Olowo of Owo
- Reign: 1070–1106AD
- Predecessor: Ojugbelu Arere
- Successor: Olowo Korodo
- Born: Ondo State South-Western Nigeria
- Died: 1106AD Owo
- House: Olowo of Owo
- Father: Ojugbelu Arere
- Religion: Traditional Religion

= Olowo Imade =

Nigerian royal history

Olowo Imade succeeded his father, Ojugbelu at Okiti Upafa (Upafa Hills). He led his people to Oke-Made (Made-Hills) where they had a short-lived stay mainly due to wars and incessant thunderstorms which caused several fatalities of the Omo-lowos.

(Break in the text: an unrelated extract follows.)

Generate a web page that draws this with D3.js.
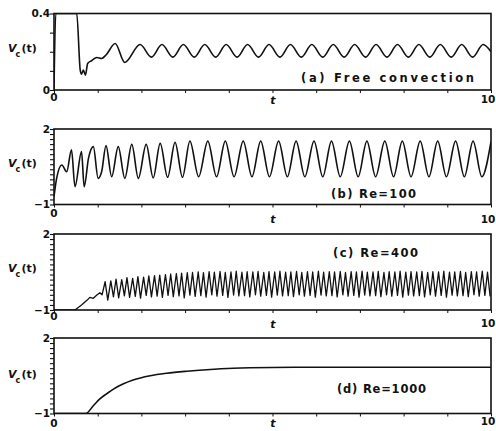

They eventually moved to Okiti-Asegbo (present day center of Owo town) and expanded to the southern part of town where Olowo Imade along with the Ighare warriors/chiefs conquered the land and settled. The area was designated the Iloro (Uloro) quarters. Today, the 12 Iloro (Ighare) Chiefs are responsible for the installation and burial of the Olowo.

Olowo Imade is credited for naming the Owo Kingdom and establishing the Olowo Title. The meaning of Olowo means "He who Deserves Respect"

== Succeeded ==
Olowo Imade died in 1106 AD at Owo and was succeeded by Olowo Korodo.